Со времен отмены крепостного права крестьянская община становится фундаментальной единицей нашего бытия. На ней, этой общине, словно опрокинутая острием вниз пирамида, держалась послереформенная Россия вместе с ее институтами, экономикой, традициями и верованиями. Именно в ней — в этой общине — исподволь, из года в год, и вырабатывался прообраз подлинной русской демократии. Но, к сожалению, государственная структура, законодательным порядком изменив положение народа, сама по себе оказалась не в состоянии соответствовать этим изменениям и вошла в вопиющее противоречие с собственной быстротекущей действительностью, чему в немалой степени способствовала разрушительная деятельность так называемой прогрессивно мыслящей части российского общества, вызвавшая естественную реакцию самозащиты со стороны правительственного аппарата.

В последовавшем затем бессмысленном и почти беспрерывном противоборстве этих двух сил, словно на поле битвы, и была растоптана почва, на которой зарождались тогда первые побеги будущей демократической России.

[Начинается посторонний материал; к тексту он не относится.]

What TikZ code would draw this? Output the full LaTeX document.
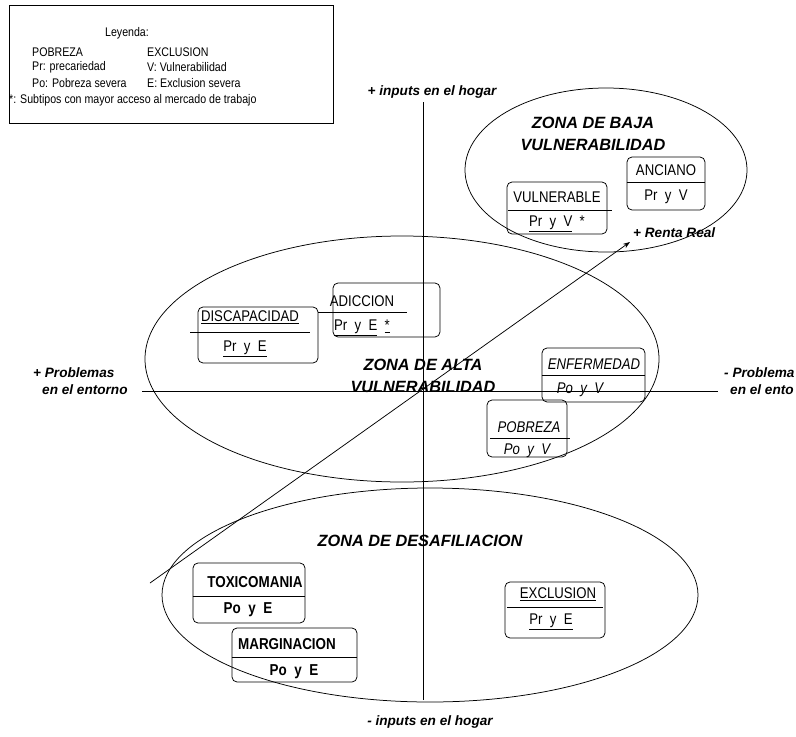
\documentclass[tikz,border=0pt]{standalone}
\usepackage{fontspec}
\setmainfont{Liberation Sans}
\newfontfamily\nar{Liberation Sans}[FakeStretch=0.85]
\usetikzlibrary{shapes.geometric,arrows.meta}
\begin{document}
\begin{tikzpicture}[x=1pt,y=-1pt,
  ln/.style={line width=0.75pt, black},
  zbox/.style={draw, line width=0.75pt, rounded corners=5pt, inner sep=0pt},
  zone/.style={ellipse, draw, line width=0.75pt, inner sep=0pt},
  bt/.style={inner sep=0pt, font=\nar\fontsize{15.5}{18}\selectfont},
  bti/.style={inner sep=0pt, font=\nar\itshape\fontsize{15.5}{18}\selectfont},
  btb/.style={inner sep=0pt, font=\nar\bfseries\fontsize{15.8}{18}\selectfont},
  zl/.style={inner sep=0pt, align=center, font=\bfseries\itshape\fontsize{16.3}{22}\selectfont},
  al/.style={inner sep=0pt, font=\bfseries\itshape\fontsize{13.6}{16}\selectfont},
  lt/.style={inner sep=0pt, anchor=west, font=\nar\fontsize{12.5}{14}\selectfont}]
\useasboundingbox (0,0) rectangle (796,737);

% legend
\node[draw, line width=0.6pt, inner sep=0pt, minimum width=324pt, minimum height=118pt] (leg) at (171,64) {};
\node[lt, anchor=center] (legt) at (127,33) {Leyenda:};
\node[lt] (l1a) at (32,52) {POBREZA};
\node[lt] (l1b) at (147,52) {EXCLUSION};
\node[lt] (l2a) at (32,67) {Pr: precariedad};
\node[lt] (l2b) at (147,67) {V: Vulnerabilidad};
\node[lt] (l3a) at (32,83) {Po: Pobreza severa};
\node[lt] (l3b) at (147,83) {E: Exclusion severa};
\node[lt] (l4) at (9,100) {*: Subtipos con mayor acceso al mercado de trabajo};

% zones
\node[zone, minimum width=282pt, minimum height=164pt] (baja) at (606,170) {};
\node[zone, minimum width=514pt, minimum height=246pt] (alta) at (402,359) {};
\node[zone, minimum width=536pt, minimum height=214pt] (desa) at (430,595) {};

% axes
\coordinate (vt) at (423,102);
\coordinate (vb) at (423,700);
\coordinate (hl) at (142,391);
\coordinate (hr) at (718,391);
\draw[ln] (vt) -- (vb);
\draw[ln] (hl) -- (hr);
\coordinate (as) at (150,583);
\coordinate (ae) at (630,242);
\draw[ln, -{Stealth[length=7pt,width=5pt]}] (as) -- (ae);

% axis labels
\node[al] (top) at (432,92) {+ inputs en el hogar};
\node[al] (bot) at (430,722) {- inputs en el hogar};
\node[al, anchor=west] (renta) at (633,233) {+ Renta Real};
\node[al, anchor=west] (pl1) at (33,373) {+ Problemas};
\node[al, anchor=west] (pl2) at (42,390) {en el entorno};
\node[al, anchor=west] (pr1) at (724,373) {- Problema};
\node[al, anchor=west] (pr2) at (730,390) {en el ento};

% zone labels
\node[zl] (zbaja) at (593,134) {ZONA DE BAJA\\VULNERABILIDAD};
\node[zl] (zalta) at (423,376) {ZONA DE ALTA\\VULNERABILIDAD};
\node[zl] (zdesa) at (420,541) {ZONA DE DESAFILIACION};

% boxes
\node[zbox, minimum width=120pt, minimum height=56pt] (disc) at (258,335) {};
\draw[ln] (190,332) -- (310,332);
\node[bt] (disct) at (250,317) {\underline{DISCAPACIDAD}};
\node[bt] (discs) at (245,349) {\underline{Pr~ y~ E}};

\node[zbox, minimum width=107pt, minimum height=54pt] (adic) at (386.5,310) {};
\draw[ln] (318,312) -- (407,312);
\node[bt] (adict) at (362,301) {ADICCION};
\node[bt] (adics) at (362,328) {\underline{Pr~ y~ E}~ \underline{*}};

\node[zbox, minimum width=100pt, minimum height=52pt] (vuln) at (557,208) {};
\draw[ln] (508,210) -- (612,210);
\node[bt] (vulnt) at (557,197) {VULNERABLE};
\node[bt] (vulns) at (557,224) {\underline{Pr~ y~ V}~ *};

\node[zbox, minimum width=78pt, minimum height=53pt] (anci) at (666,183.5) {};
\draw[ln] (anci.west |- 0,182) -- (anci.east |- 0,182);
\node[bt] (ancit) at (666,170) {ANCIANO};
\node[bt] (ancis) at (666,197) {Pr~ y~ V};

\node[zbox, minimum width=103pt, minimum height=54pt] (enfe) at (593.5,375) {};
\draw[ln] (enfe.west |- 0,375) -- (enfe.east |- 0,375);
\node[bti] (enfet) at (594,364) {ENFERMEDAD};
\node[bti] (enfes) at (580,390) {Po~ y~ V};

\node[zbox, minimum width=80pt, minimum height=57pt] (pobr) at (527,428.5) {};
\draw[ln] (490,438) -- (570,438);
\node[bti] (pobrt) at (529,427) {POBREZA};
\node[bti] (pobrs) at (527,451) {Po~ y~ V};

\node[zbox, minimum width=100pt, minimum height=56pt] (excl) at (555,610) {};
\draw[ln] (507,607) -- (603,607);
\node[bt] (exclt) at (558,594) {\underline{EXCLUSION}};
\node[bt] (excls) at (551,622) {\underline{Pr~ y~ E}};

\node[zbox, minimum width=112pt, minimum height=60pt] (toxi) at (249,593) {};
\draw[ln] (toxi.west |- 0,596) -- (toxi.east |- 0,596);
\node[btb] (toxit) at (255,582) {TOXICOMANIA};
\node[btb] (toxis) at (248,610) {Po~ y~ E};

\node[zbox, minimum width=125pt, minimum height=54pt] (marg) at (294.5,655) {};
\draw[ln] (marg.west |- 0,657) -- (marg.east |- 0,657);
\node[btb] (margt) at (287,644) {MARGINACION};
\node[btb] (margs) at (294,672) {Po~ y~ E};
\end{tikzpicture}
\end{document}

Чем это кончилось, общеизвестно.

Но что, если, расчистив от ядовитых зарослей идеологии эту почвенную основу, вновь вернуться — на современном, разумеется, уровне — к тем исконно демократическим устоям нашей жизни, какие, не успев окрепнуть, были задавлены кровавыми глыбами последующих лихолетий?

Попробуем пофантазировать.

Общественная структура

1. Взяв за основу уже существовавшее административно-территориальное деление страны, повсеместно образовать городские и сельские общины.

2. Каждая такая община является самоуправляемой и пользуется максимально возможной автономией в решении своих внутренних проблем.

3. Каждая такая община на основе всеобщего, тайного и ничем не ограниченного избирательного права выдвигает своего кандидата в коллегию выборщиков района, в состав которого она — эта община — входит.